Turandot’s toughest riddle is the puzzle over the ending. Puccini died before writing the final duet and the opera was completed by Franco Alfano. Arturo Toscanini, conducting the premiere, famously put down his baton to end the performance after Liù’s suicide, announcing to the audience: ‘Here the maestro laid down his pen.’ Some stage directors take their cue from that example, including new productions last year by Ai Weiwei (Rome) and Barrie Kosky (Amsterdam). Luciano Berio composed a new ending, recorded by Riccardo Chailly (Decca, 5/04), but it never caught on.

The Alfano ending is seen as problematic, an implausible ‘happy ending’ in which the ice princess melts all too quickly into the arms of Calaf. Yet the Alfano ending is really ‘Alfano II’. Toscanini objected to the original completion, enforcing cuts of over 100 bars to create the standard version. The original Alfano has been recorded before, by John Mauceri on a programme of opera finales, but Pappano’s adoption of it is the first time it has adorned a complete recording.

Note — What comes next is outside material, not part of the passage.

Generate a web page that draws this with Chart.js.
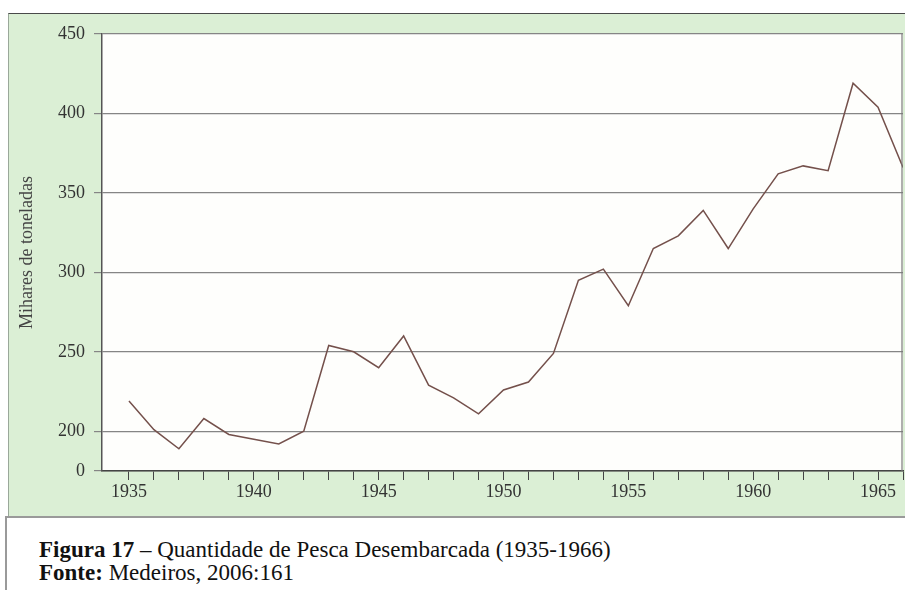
<!DOCTYPE html>
<html>
<head>
<meta charset="utf-8">
<script src="https://cdn.jsdelivr.net/npm/chart.js@4/dist/chart.umd.min.js"></script>
<style>
  html, body { margin: 0; padding: 0; background: #fff; }
  body { width: 905px; height: 590px; position: relative; overflow: hidden; font-family: "Liberation Serif", serif; }
  #panel {
    position: absolute; left: 8px; top: 13px; width: 905px; height: 502px;
    background: #dbefd5; border-top: 1px solid #4a4a4a; border-left: 1px solid #9aa89a;
  }
  #chartBox { position: absolute; left: 0; top: 0; width: 905px; height: 515px; }
  #caption {
    position: absolute; left: 5px; top: 516px; width: 900px; height: 74px;
    border-top: 2px solid #9a9a9a; border-left: 2px solid #9a9a9a;
  }
  #caption p { margin: 0; position: absolute; left: 32px; font-size: 23px; line-height: 24px; color: #111; white-space: nowrap; }
  #caption b { font-weight: bold; }
</style>
</head>
<body>
<div id="panel"></div>
<div id="chartBox"><canvas id="fishChart"></canvas></div>
<div id="caption">
  <p style="top:20px"><b>Figura 17</b> – Quantidade de Pesca Desembarcada (1935-1966)</p>
  <p style="top:43px"><b>Fonte:</b> Medeiros, 2006:161</p>
</div>
<script>
// anos e quantidades (milhares de toneladas)
const years = [1935, 1936, 1937, 1938, 1939, 1940, 1941, 1942, 1943, 1944, 1945,
               1946, 1947, 1948, 1949, 1950, 1951, 1952, 1953, 1954, 1955, 1956,
               1957, 1958, 1959, 1960, 1961, 1962, 1963, 1964, 1965, 1966];
const landed = [219, 201, 189, 208, 198, 195, 192, 200, 254, 250, 240,
                260, 229, 221, 211, 226, 231, 249, 295, 302, 279, 315,
                323, 339, 315, 340, 362, 367, 364, 419, 404, 366];
const yTicks = [175, 200, 250, 300, 350, 400, 450]; // 175 = quebra do eixo, mostrado como "0"
const xLabelYears = [1935, 1940, 1945, 1950, 1955, 1960, 1965];

const plotBorder = {
  id: 'plotBorder',
  beforeDraw(chart) {
    const { ctx, chartArea: a } = chart;
    ctx.save();
    ctx.fillStyle = '#fefefc';
    ctx.fillRect(a.left, a.top, a.right - a.left, a.bottom - a.top);
    ctx.restore();
  },
  afterDraw(chart) {
    const { ctx, chartArea: a } = chart;
    ctx.save();
    ctx.strokeStyle = '#7a7a7a';
    ctx.lineWidth = 1.2;
    ctx.beginPath();
    ctx.moveTo(a.right - 1, a.top);
    ctx.lineTo(a.right - 1, a.bottom);
    ctx.stroke();
    ctx.restore();
  }
};

const ctx = document.getElementById('fishChart').getContext('2d');
new Chart(ctx, {
  type: 'line',
  data: {
    datasets: [{
      data: years.map((y, i) => ({ x: y, y: landed[i] })),
      borderColor: '#74504b',
      borderWidth: 1.5,
      pointRadius: 0,
      tension: 0,
      fill: false
    }]
  },
  options: {
    responsive: true,
    maintainAspectRatio: false,
    animation: false,
    layout: { padding: { left: 8, right: 2, top: 34, bottom: 0 } },
    plugins: { legend: { display: false }, tooltip: { enabled: false } },
    scales: {
      x: {
        type: 'linear',
        min: 1933.92,
        max: 1966,
        afterBuildTicks: (scale) => { scale.ticks = years.map(v => ({ value: v })); },
        afterFit: (scale) => { scale.height = 44; },
        grid: { drawOnChartArea: false, drawTicks: true, tickLength: 9, color: '#444', lineWidth: 1 },
        border: { display: true, color: '#444', width: 1.5 },
        ticks: {
          padding: 1,
          maxRotation: 0,
          autoSkip: false,
          color: '#333',
          font: { family: 'Liberation Serif', size: 18 },
          callback: (v) => xLabelYears.includes(v) ? String(v) : ''
        }
      },
      y: {
        min: 175,
        max: 450,
        afterBuildTicks: (scale) => { scale.ticks = yTicks.map(v => ({ value: v })); },
        afterFit: (scale) => { scale.width = 94; },
        grid: { color: '#858585', lineWidth: 1.2, tickLength: 8, drawTicks: true },
        border: { display: true, color: '#555', width: 1.5 },
        ticks: {
          padding: 9,
          color: '#333',
          font: { family: 'Liberation Serif', size: 18 },
          callback: (v) => v === 175 ? '0' : String(v)
        },
        title: {
          display: true,
          text: 'Mihares de toneladas',
          color: '#444',
          font: { family: 'Liberation Serif', size: 18 },
          padding: { top: 8, bottom: 0 }
        }
      }
    }
  },
  plugins: [plotBorder]
});
</script>
</body>
</html>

On paper, Pappano’s lead singers look pretty damn starry: Sondra Radvanovsky, Jonas Kaufmann and Ermonela Jaho. But glance at previous recordings and you realise that top-notch casts were the norm back then: Birgit Nilsson and Inge Borkh (Turandot), Franco Corelli, Jüssi Björling and Mario Del Monaco (Calaf), Renata Tebaldi and Renata Scotto (Liù). Then along came Decca and Zubin Mehta in 1973 with the surprise assumption of the title-role by Joan Sutherland. Factor in Montserrat Caballé and Nicolai Ghiaurov as a luxuriously cast Liù and Timur, and Luciano Pavarotti’s golden tonsils for the most famous recording of ‘Nessun dorma’ ever made, and the competition is stiff.

Pappano’s cast stands up well. Radvanovsky’s soprano has serious ‘blade’ and her Turandot is truly imperious; her ‘Straniero, ascolta!’, as she sets the first of her riddles, raised the hairs on the back of my neck. She unleashes the final duet with massive power, but where the score calls for pianissimo moments they are essayed tenderly. Kaufmann’s dusky baritonal tenor makes for a less heroic or hot-headed Calaf than the bull-in-a-china-shop Del Monaco or Corelli, almost eliciting sympathy for the character. ‘Non piangere, Liù’ is sung with great sensitivity and ‘Nessun dorma’ sounds terrific (also served up as a bonus track with concert ending). Kaufmann holds his own against Radvanovsky in ‘Alfano I’, where the extended duet convinces in context.

Ermonela Jaho sings a heartfelt Liù. Hers isn’t as glamorous a tone as Tebaldi’s but her vocal acting is superb, making her devoted slave girl utterly believable. Michele Pertusi’s bass-baritone sounds grey and careworn, appropriate for Calaf’s elderly father, Timur, whereas Michael Spyres adopts a grey, careworn voice for the ancient Emperor Altoum. Mattia Olivieri, Gregory Bonfatti and Siyabonga Maqungo are lively courtiers, their Act 2 trio, a perfumed flower amid a blood-soaked score, beautifully sung. A Turandot for the ages? This recording holds its own against venerable competition and, in the original Alfano completion, is unique.